O.M.G. Seriously? In other words, “It’s one of the only opportunities we have to hold you hostage in person”? The in-store experience is a precious gift they’re bestowing on me? Who are their marketing people who came up with that load of utter poo – lobotomized donkeys?
It took all the self-control I could muster not to twirl around, with my arms outstretched, like Maria on the mountaintop in The Sound of Music, and sing, “Of course you’re RIGHT! I’m SO FREAKIN’ HAPPY! This has been the BEST DAY OF MY LIFE! However could I have missed ALL THIS???”
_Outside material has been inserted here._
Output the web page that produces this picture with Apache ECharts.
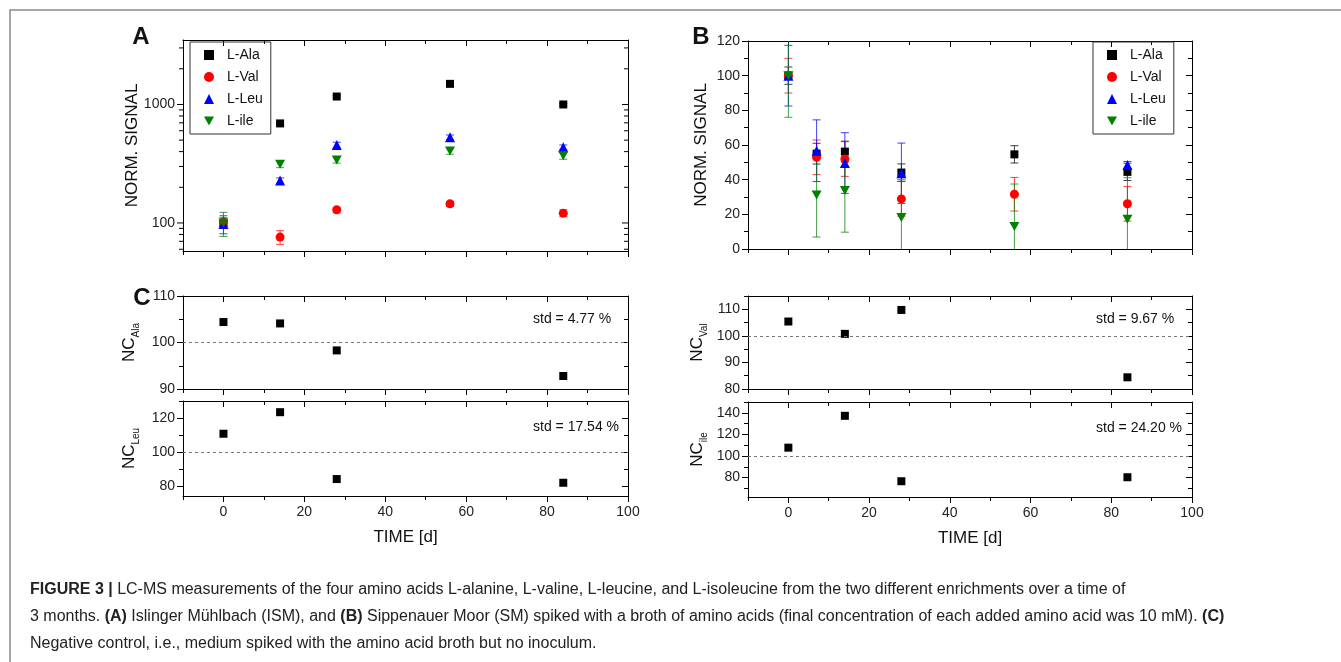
<!DOCTYPE html>
<html><head><meta charset="utf-8">
<script src="https://cdn.jsdelivr.net/npm/echarts@6/dist/echarts.min.js"></script>
<style>html,body{margin:0;padding:0;background:#fff}#c{width:1341px;height:662px}</style>
</head><body><div id="c"></div><script>
// ---------------- DATA ----------------
const seriesNames = ['L-Ala', 'L-Val', 'L-Leu', 'L-ile'];
// Panel A (ISM) – log scale
const daysA = [0, 14, 28, 56, 84];
const aAla = [100, 692, 1167, 1493, 1000];
const aAlaErr = [5, 15, 25, 30, 20];
const aVal = [102, 76, 129, 145, 121];
const aValErr = [9, 10, 7, 7, 8];
const aLeu = [98, 228, 455, 528, 435];
const aLeuErr = [17, 12, 25, 25, 20];
const aIle = [100, 313, 340, 405, 370];
const aIleErr = [23, 20, 20, 25, 25];
// Panel B (SM)
const daysB = [0, 7, 14, 28, 56, 84];
const bAla = [100, 55, 56.2, 44.1, 54.6, 44.5];
const bAlaErr = [5, 6, 6, 5, 5, 5];
const bVal = [100, 52.9, 51.9, 28.9, 31.6, 26.1];
const bValErr = [10, 10, 10, 10, 9.7, 10];
const bLeu = [100, 56.7, 49.6, 43.7, null, 48.5];
const bLeuErr = [17.5, 17.8, 17.5, 17.4, null, 2];
const bIle = [100, 31.2, 33.7, 18.2, 13, 17.1];
const bIleErr = [24, 24.3, 24, 22, 24.5, 24];
// Panel C – negative control
const daysC = [0, 14, 28, 84];
const ncAla = [104.4, 104.1, 98.3, 92.8];
const ncLeu = [110.7, 123.4, 84, 81.8];
const ncVal = [105.4, 100.75, 109.75, 84.4];
const ncIle = [107.7, 137.2, 76.6, 80.3];
const ncStd = ['4.77', '17.54', '9.67', '24.20'];
const ncRef = 100;
// Axis ranges / tick labels
const xRange = [-10, 100];
const xMajor = [0, 20, 40, 60, 80, 100];
const xMinor = [-10, 10, 30, 50, 70, 90];
const aRange = [58, 3500];
const aMajor = [100, 1000];
const aMinor = [60, 70, 80, 90, 200, 300, 400, 500, 600, 700, 800, 900, 2000, 3000];
const bRange = [0, 120];
const bMajor = [0, 20, 40, 60, 80, 100, 120];
const bMinor = [10, 30, 50, 70, 90, 110];
const cAlaRange = [90, 110], cAlaMajor = [90, 100, 110], cAlaMinor = [95, 105];
const cLeuRange = [74, 130], cLeuMajor = [80, 100, 120], cLeuMinor = [90, 110, 130];
const cValRange = [80, 115], cValMajor = [80, 90, 100, 110], cValMinor = [85, 95, 105, 115];
const cIleRange = [62, 150], cIleMajor = [80, 100, 120, 140], cIleMinor = [70, 90, 110, 130, 150];

// ---------------- STYLE ----------------
const FONT = '"Liberation Sans", Arial, Helvetica, sans-serif';
const seriesColors = ['#000000', '#ff0000', '#0000ff', '#008000'];
const symbols = ['rect', 'circle', 'triangle', 'path://M0,0L10,0L5,9Z'];
const symbolSizes = [8, 9, 10, [10, 9]];
const axisLS = { color: '#000', width: 1 };

const grids = [
  { left: 183, top: 40, width: 445, height: 211 },  // A
  { left: 748, top: 41, width: 444, height: 208 },  // B
  { left: 183, top: 296, width: 445, height: 93 },  // C Ala
  { left: 183, top: 401, width: 445, height: 95 },  // C Leu
  { left: 748, top: 296, width: 444, height: 93 },  // C Val
  { left: 748, top: 402, width: 444, height: 95 }   // C ile
];

const xAxes = [], yAxes = [];
function buildX(g, showLabels) {
  const base = { gridIndex: g, type: 'value', min: xRange[0], max: xRange[1], splitLine: { show: false } };
  const idx = xAxes.length;
  xAxes.push({ ...base, position: 'bottom', axisLine: { onZero: false, lineStyle: axisLS },
    axisTick: { customValues: xMajor, length: 6, lineStyle: axisLS },
    axisLabel: { show: showLabels, customValues: xMajor, fontSize: 14, color: '#222', margin: 9, fontFamily: FONT },
    name: showLabels ? 'TIME [d]' : '', nameLocation: 'middle', nameGap: 33, nameMoveOverlap: false,
    nameTextStyle: { fontSize: 17, color: '#111', fontFamily: FONT } });
  xAxes.push({ ...base, position: 'bottom', axisLine: { show: false, onZero: false },
    axisTick: { customValues: xMinor, length: 4, lineStyle: axisLS }, axisLabel: { show: false } });
  xAxes.push({ ...base, position: 'top', axisLine: { onZero: false, lineStyle: axisLS },
    axisTick: { inside: true, customValues: xMajor, length: 6, lineStyle: axisLS }, axisLabel: { show: false } });
  xAxes.push({ ...base, position: 'top', axisLine: { show: false, onZero: false },
    axisTick: { inside: true, customValues: xMinor, length: 4, lineStyle: axisLS }, axisLabel: { show: false } });
  return idx;
}
function buildY(g, range, major, minor, name, nameGap, rich) {
  const base = { gridIndex: g, type: 'value', min: range[0], max: range[1], splitLine: { show: false } };
  const idx = yAxes.length;
  yAxes.push({ ...base, position: 'left', axisLine: { onZero: false, lineStyle: axisLS },
    axisTick: { customValues: major, length: 6, lineStyle: axisLS },
    axisLabel: { customValues: major, fontSize: 14, color: '#222', margin: 8, fontFamily: FONT },
    name: name, nameLocation: 'middle', nameGap: nameGap, nameMoveOverlap: false,
    nameTextStyle: { fontSize: 17, color: '#111', fontFamily: FONT, rich: rich } });
  yAxes.push({ ...base, position: 'left', axisLine: { show: false, onZero: false },
    axisTick: { customValues: minor, length: 4, lineStyle: axisLS }, axisLabel: { show: false } });
  yAxes.push({ ...base, position: 'right', axisLine: { onZero: false, lineStyle: axisLS },
    axisTick: { inside: true, customValues: major, length: 6, lineStyle: axisLS }, axisLabel: { show: false } });
  yAxes.push({ ...base, position: 'right', axisLine: { show: false, onZero: false },
    axisTick: { inside: true, customValues: minor, length: 4, lineStyle: axisLS }, axisLabel: { show: false } });
  return idx;
}
function buildLogY(g) {
  const base = { gridIndex: g, type: 'log', logBase: 10, min: aRange[0], max: aRange[1], splitLine: { show: false } };
  const idx = yAxes.length;
  yAxes.push({ ...base, position: 'left', axisLine: { onZero: false, lineStyle: axisLS }, axisTick: { show: false },
    axisLabel: { fontSize: 14, color: '#222', margin: 8, fontFamily: FONT,
      formatter: v => aMajor.some(m => Math.abs(m - v) < 1e-6 * m) ? String(Math.round(v)) : '' },
    name: 'NORM. SIGNAL', nameLocation: 'middle', nameGap: 42, nameMoveOverlap: false,
    nameTextStyle: { fontSize: 17, color: '#111', fontFamily: FONT } });
  yAxes.push({ ...base, position: 'right', axisLine: { onZero: false, lineStyle: axisLS }, axisTick: { show: false },
    axisLabel: { show: false } });
  return idx;
}
const ncRich = () => ({
  a: { fontSize: 17, lineHeight: 20, verticalAlign: 'top', fontFamily: FONT, color: '#111' },
  b: { fontSize: 10, lineHeight: 20, verticalAlign: 'bottom', fontFamily: FONT, color: '#111' }
});

const xA = buildX(0, false);
const yA = buildLogY(0);
const xB = buildX(1, false);
const yB = buildY(1, bRange, bMajor, bMinor, 'NORM. SIGNAL', 38);
const xC1 = buildX(2, false);
const yC1 = buildY(2, cAlaRange, cAlaMajor, cAlaMinor, '{a|NC}{b|Ala}', 42, ncRich());
const xC2 = buildX(3, true);
const yC2 = buildY(3, cLeuRange, cLeuMajor, cLeuMinor, '{a|NC}{b|Leu}', 42, ncRich());
const xC3 = buildX(4, false);
const yC3 = buildY(4, cValRange, cValMajor, cValMinor, '{a|NC}{b|Val}', 39, ncRich());
const xC4 = buildX(5, true);
const yC4 = buildY(5, cIleRange, cIleMajor, cIleMinor, '{a|NC}{b|ile}', 39, ncRich());

// ---------------- SERIES ----------------
function zip(xs, ys) { return xs.map((x, i) => [x, ys[i]]).filter(d => d[1] != null); }
function scatter(name, xi, yi, xs, ys, k) {
  return { type: 'scatter', name: name, xAxisIndex: xi, yAxisIndex: yi, data: zip(xs, ys),
    symbol: symbols[k], symbolSize: symbolSizes[k], itemStyle: { color: seriesColors[k], opacity: 1 },
    z: 3, silent: true };
}
function errBars(xi, yi, xs, ys, es, k) {
  const color = seriesColors[k];
  return { type: 'custom', xAxisIndex: xi, yAxisIndex: yi, clip: true, silent: true, z: 2,
    data: xs.map((x, i) => (ys[i] == null || es[i] == null) ? null : [x, ys[i] - es[i], ys[i] + es[i]]).filter(Boolean),
    encode: { x: 0, y: [1, 2] },
    renderItem: function (params, api) {
      const x = api.value(0);
      const hi = api.coord([x, api.value(2)]);
      const lo = api.coord([x, api.value(1)]);
      const w = 4;
      const st = { stroke: color, lineWidth: 1, opacity: 0.75 };
      return { type: 'group', children: [
        { type: 'line', shape: { x1: hi[0], y1: hi[1], x2: lo[0], y2: lo[1] }, style: st },
        { type: 'line', shape: { x1: hi[0] - w, y1: hi[1], x2: hi[0] + w, y2: hi[1] }, style: st },
        { type: 'line', shape: { x1: lo[0] - w, y1: lo[1], x2: lo[0] + w, y2: lo[1] }, style: st }
      ] };
    } };
}
function logTicks(xi, yi, values, len) {
  return { type: 'custom', xAxisIndex: xi, yAxisIndex: yi, clip: false, silent: true, z: 5,
    data: values.map(v => [xRange[0], v]), encode: { x: 0, y: 1 },
    renderItem: function (params, api) {
      const p = api.coord([xRange[0], api.value(1)]);
      const q = api.coord([xRange[1], api.value(1)]);
      const st = { stroke: '#000', lineWidth: 1 };
      return { type: 'group', children: [
        { type: 'line', shape: { x1: p[0] - len, y1: p[1], x2: p[0], y2: p[1] }, style: st },
        { type: 'line', shape: { x1: q[0] - len, y1: q[1], x2: q[0], y2: q[1] }, style: st }
      ] };
    } };
}
function ncSeries(name, xi, yi, ys) {
  return { type: 'scatter', name: name, xAxisIndex: xi, yAxisIndex: yi, data: zip(daysC, ys),
    symbol: 'rect', symbolSize: 8, itemStyle: { color: '#000', opacity: 1 }, z: 3, silent: true,
    markLine: { silent: true, symbol: 'none', label: { show: false },
      lineStyle: { type: [3, 3], color: '#777', width: 1 }, data: [{ yAxis: ncRef }] } };
}

const aData = [[aAla, aAlaErr], [aVal, aValErr], [aLeu, aLeuErr], [aIle, aIleErr]];
const bData = [[bAla, bAlaErr], [bVal, bValErr], [bLeu, bLeuErr], [bIle, bIleErr]];
const series = [];
aData.forEach((d, k) => series.push(errBars(xA, yA, daysA, d[0], d[1], k)));
bData.forEach((d, k) => series.push(errBars(xB, yB, daysB, d[0], d[1], k)));
aData.forEach((d, k) => series.push(scatter(seriesNames[k], xA, yA, daysA, d[0], k)));
bData.forEach((d, k) => series.push(scatter(seriesNames[k], xB, yB, daysB, d[0], k)));
series.push(logTicks(xA, yA, aMajor, 6));
series.push(logTicks(xA, yA, aMinor, 4));
series.push(ncSeries('NC-Ala', xC1, yC1, ncAla));
series.push(ncSeries('NC-Leu', xC2, yC2, ncLeu));
series.push(ncSeries('NC-Val', xC3, yC3, ncVal));
series.push(ncSeries('NC-ile', xC4, yC4, ncIle));

const legendBase = { data: seriesNames, orient: 'vertical', itemWidth: 10, itemHeight: 10, itemGap: 8,
  padding: [6, 8, 6, 14], borderColor: '#333', borderWidth: 1, selectedMode: false,
  textStyle: { fontSize: 14, color: '#111', fontFamily: FONT, padding: [0, 0, 0, 8] } };

const txt = (x, y, text, size, weight, align) => ({ type: 'text', x: x, y: y, silent: true,
  style: { text: text, fontSize: size, fontWeight: weight || 'normal', fontFamily: FONT, fill: '#111',
    align: align || 'left', verticalAlign: 'middle' } });
const capRich = { b: { fontWeight: 'bold', fontSize: 16, fontFamily: FONT, fill: '#222' } };
const capLine = (y, text) => ({ type: 'text', x: 30, y: y, silent: true,
  style: { text: text, rich: capRich, fontSize: 16, fontFamily: FONT, fill: '#222', align: 'left', verticalAlign: 'middle' } });

const option = {
  animation: false,
  backgroundColor: '#ffffff',
  textStyle: { fontFamily: FONT },
  grid: grids,
  xAxis: xAxes,
  yAxis: yAxes,
  legend: [
    Object.assign({}, legendBase, { left: 190, top: 42 }),
    Object.assign({}, legendBase, { left: 1093, top: 42 })
  ],
  series: series,
  graphic: [
    { type: 'polyline', silent: true, shape: { points: [[10, 662], [10, 10], [1341, 10]] },
      style: { stroke: '#8a8a8a', lineWidth: 1.5, fill: null } },
    txt(141, 37, 'A', 24, 'bold', 'center'),
    txt(701, 37, 'B', 24, 'bold', 'center'),
    txt(142, 298, 'C', 24, 'bold', 'center'),
    txt(533, 319, 'std = ' + ncStd[0] + ' %', 14),
    txt(533, 427, 'std = ' + ncStd[1] + ' %', 14),
    txt(1096, 319, 'std = ' + ncStd[2] + ' %', 14),
    txt(1096, 428, 'std = ' + ncStd[3] + ' %', 14),
    capLine(590, '{b|FIGURE 3 |} LC-MS measurements of the four amino acids L-alanine, L-valine, L-leucine, and L-isoleucine from the two different enrichments over a time of'),
    capLine(617, '3 months. {b|(A)} Islinger Mühlbach (ISM), and {b|(B)} Sippenauer Moor (SM) spiked with a broth of amino acids (final concentration of each added amino acid was 10 mM). {b|(C)}'),
    capLine(644, 'Negative control, i.e., medium spiked with the amino acid broth but no inoculum.')
  ]
};
const chart = echarts.init(document.getElementById('c'), null, { renderer: 'canvas' });
chart.setOption(option);
</script></body></html>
Then I would have rubbed my body against the flat screens and rolled all over the dirty gray carpet moaning with pleasure, after which I would have kissed the cashier and everyone in line full on the mouth, then exited the store screaming, “! I LOVE COX CABLE! I HAVE NEVER FELT SUCH RAPTURE BEFORE! THANK YOU, THANK YOU! A MILLION TIMES, THANK YOU! I’LL BE BACK TOMORROW, and EVERY DAMN DAY AFTER THAT! YOU COMPLETE ME!! DOES ANYONE HAVE A CIGARETTE?”